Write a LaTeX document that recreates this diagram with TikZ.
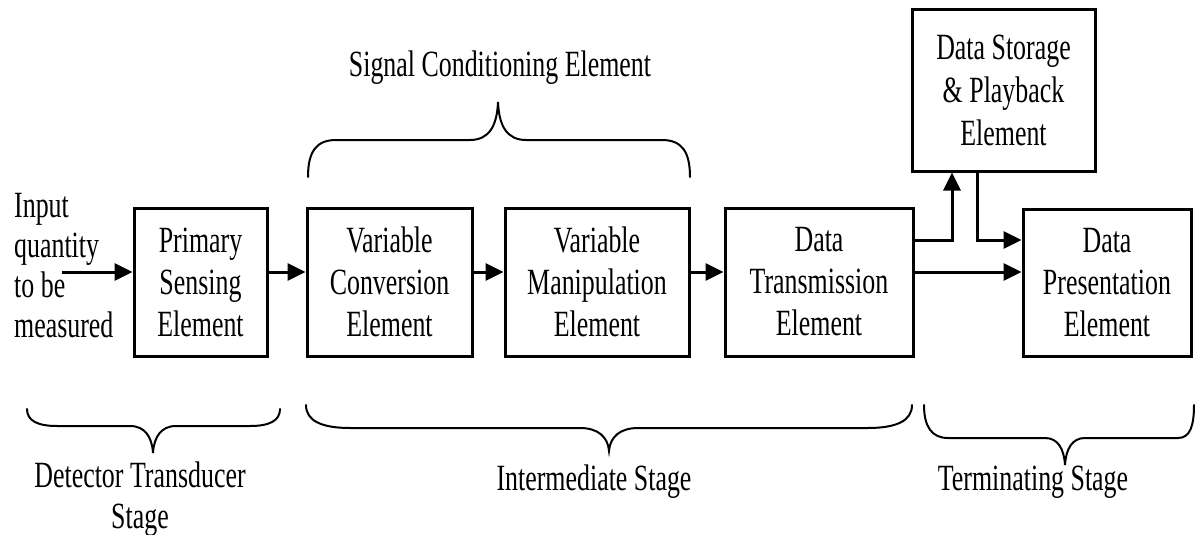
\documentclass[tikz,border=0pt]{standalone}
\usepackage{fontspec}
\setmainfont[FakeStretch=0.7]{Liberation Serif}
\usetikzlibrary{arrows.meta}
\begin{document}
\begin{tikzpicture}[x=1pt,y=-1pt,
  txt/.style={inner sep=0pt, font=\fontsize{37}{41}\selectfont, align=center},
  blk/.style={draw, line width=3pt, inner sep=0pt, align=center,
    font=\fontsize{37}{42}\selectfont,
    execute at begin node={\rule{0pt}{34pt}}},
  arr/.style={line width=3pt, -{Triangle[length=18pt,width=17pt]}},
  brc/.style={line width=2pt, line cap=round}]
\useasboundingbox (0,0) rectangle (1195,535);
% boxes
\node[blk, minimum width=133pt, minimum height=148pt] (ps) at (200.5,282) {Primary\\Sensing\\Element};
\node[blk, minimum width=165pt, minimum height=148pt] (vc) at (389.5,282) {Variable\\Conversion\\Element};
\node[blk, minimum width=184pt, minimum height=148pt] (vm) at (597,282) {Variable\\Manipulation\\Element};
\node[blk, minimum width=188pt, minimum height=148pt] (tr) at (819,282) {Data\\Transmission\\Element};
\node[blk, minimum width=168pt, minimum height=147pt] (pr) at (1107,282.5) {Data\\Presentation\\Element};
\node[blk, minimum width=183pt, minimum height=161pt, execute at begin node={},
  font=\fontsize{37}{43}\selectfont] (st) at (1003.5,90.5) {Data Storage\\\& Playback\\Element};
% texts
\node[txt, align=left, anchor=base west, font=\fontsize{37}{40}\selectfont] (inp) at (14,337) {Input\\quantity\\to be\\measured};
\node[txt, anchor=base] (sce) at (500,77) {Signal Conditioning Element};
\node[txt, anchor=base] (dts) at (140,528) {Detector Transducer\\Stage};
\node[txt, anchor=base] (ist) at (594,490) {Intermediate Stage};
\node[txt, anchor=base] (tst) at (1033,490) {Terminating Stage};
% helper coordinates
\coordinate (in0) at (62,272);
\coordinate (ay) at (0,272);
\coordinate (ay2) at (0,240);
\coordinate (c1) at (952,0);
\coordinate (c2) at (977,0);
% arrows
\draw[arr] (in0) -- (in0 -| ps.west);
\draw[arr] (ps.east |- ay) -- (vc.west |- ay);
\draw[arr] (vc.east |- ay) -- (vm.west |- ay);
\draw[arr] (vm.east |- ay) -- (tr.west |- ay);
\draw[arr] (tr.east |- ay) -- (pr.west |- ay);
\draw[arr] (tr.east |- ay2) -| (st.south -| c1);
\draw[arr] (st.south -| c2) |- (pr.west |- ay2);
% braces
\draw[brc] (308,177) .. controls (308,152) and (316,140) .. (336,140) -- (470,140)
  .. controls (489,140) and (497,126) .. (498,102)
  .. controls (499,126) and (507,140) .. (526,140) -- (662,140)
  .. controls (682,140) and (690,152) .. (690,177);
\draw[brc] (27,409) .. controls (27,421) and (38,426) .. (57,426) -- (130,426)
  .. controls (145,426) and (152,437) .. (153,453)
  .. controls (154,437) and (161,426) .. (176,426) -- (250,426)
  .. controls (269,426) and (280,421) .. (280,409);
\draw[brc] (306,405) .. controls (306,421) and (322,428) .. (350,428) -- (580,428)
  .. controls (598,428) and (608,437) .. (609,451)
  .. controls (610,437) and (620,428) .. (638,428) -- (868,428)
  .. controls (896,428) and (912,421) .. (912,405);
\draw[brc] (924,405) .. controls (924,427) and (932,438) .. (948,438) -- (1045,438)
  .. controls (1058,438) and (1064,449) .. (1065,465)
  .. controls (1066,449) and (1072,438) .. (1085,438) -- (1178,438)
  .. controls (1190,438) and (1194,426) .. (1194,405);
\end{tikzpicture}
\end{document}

- **Challenge**
Make an exact copy of the listing above. Do not include the pictures.

- **Complete answer**
Write a LaTeX document that recreates this diagram with TikZ.
\documentclass[tikz,border=0pt]{standalone}
\usepackage{fontspec}
\setmainfont[FakeStretch=0.7]{Liberation Serif}
\usetikzlibrary{arrows.meta}
\begin{document}
\begin{tikzpicture}[x=1pt,y=-1pt,
  txt/.style={inner sep=0pt, font=\fontsize{37}{41}\selectfont, align=center},
  blk/.style={draw, line width=3pt, inner sep=0pt, align=center,
    font=\fontsize{37}{42}\selectfont,
    execute at begin node={\rule{0pt}{34pt}}},
  arr/.style={line width=3pt, -{Triangle[length=18pt,width=17pt]}},
  brc/.style={line width=2pt, line cap=round}]
\useasboundingbox (0,0) rectangle (1195,535);
% boxes
\node[blk, minimum width=133pt, minimum height=148pt] (ps) at (200.5,282) {Primary\\Sensing\\Element};
\node[blk, minimum width=165pt, minimum height=148pt] (vc) at (389.5,282) {Variable\\Conversion\\Element};
\node[blk, minimum width=184pt, minimum height=148pt] (vm) at (597,282) {Variable\\Manipulation\\Element};
\node[blk, minimum width=188pt, minimum height=148pt] (tr) at (819,282) {Data\\Transmission\\Element};
\node[blk, minimum width=168pt, minimum height=147pt] (pr) at (1107,282.5) {Data\\Presentation\\Element};
\node[blk, minimum width=183pt, minimum height=161pt, execute at begin node={},
  font=\fontsize{37}{43}\selectfont] (st) at (1003.5,90.5) {Data Storage\\\& Playback\\Element};
% texts
\node[txt, align=left, anchor=base west, font=\fontsize{37}{40}\selectfont] (inp) at (14,337) {Input\\quantity\\to be\\measured};
\node[txt, anchor=base] (sce) at (500,77) {Signal Conditioning Element};
\node[txt, anchor=base] (dts) at (140,528) {Detector Transducer\\Stage};
\node[txt, anchor=base] (ist) at (594,490) {Intermediate Stage};
\node[txt, anchor=base] (tst) at (1033,490) {Terminating Stage};
% helper coordinates
\coordinate (in0) at (62,272);
\coordinate (ay) at (0,272);
\coordinate (ay2) at (0,240);
\coordinate (c1) at (952,0);
\coordinate (c2) at (977,0);
% arrows
\draw[arr] (in0) -- (in0 -| ps.west);
\draw[arr] (ps.east |- ay) -- (vc.west |- ay);
\draw[arr] (vc.east |- ay) -- (vm.west |- ay);
\draw[arr] (vm.east |- ay) -- (tr.west |- ay);
\draw[arr] (tr.east |- ay) -- (pr.west |- ay);
\draw[arr] (tr.east |- ay2) -| (st.south -| c1);
\draw[arr] (st.south -| c2) |- (pr.west |- ay2);
% braces
\draw[brc] (308,177) .. controls (308,152) and (316,140) .. (336,140) -- (470,140)
  .. controls (489,140) and (497,126) .. (498,102)
  .. controls (499,126) and (507,140) .. (526,140) -- (662,140)
  .. controls (682,140) and (690,152) .. (690,177);
\draw[brc] (27,409) .. controls (27,421) and (38,426) .. (57,426) -- (130,426)
  .. controls (145,426) and (152,437) .. (153,453)
  .. controls (154,437) and (161,426) .. (176,426) -- (250,426)
  .. controls (269,426) and (280,421) .. (280,409);
\draw[brc] (306,405) .. controls (306,421) and (322,428) .. (350,428) -- (580,428)
  .. controls (598,428) and (608,437) .. (609,451)
  .. controls (610,437) and (620,428) .. (638,428) -- (868,428)
  .. controls (896,428) and (912,421) .. (912,405);
\draw[brc] (924,405) .. controls (924,427) and (932,438) .. (948,438) -- (1045,438)
  .. controls (1058,438) and (1064,449) .. (1065,465)
  .. controls (1066,449) and (1072,438) .. (1085,438) -- (1178,438)
  .. controls (1190,438) and (1194,426) .. (1194,405);
\end{tikzpicture}
\end{document}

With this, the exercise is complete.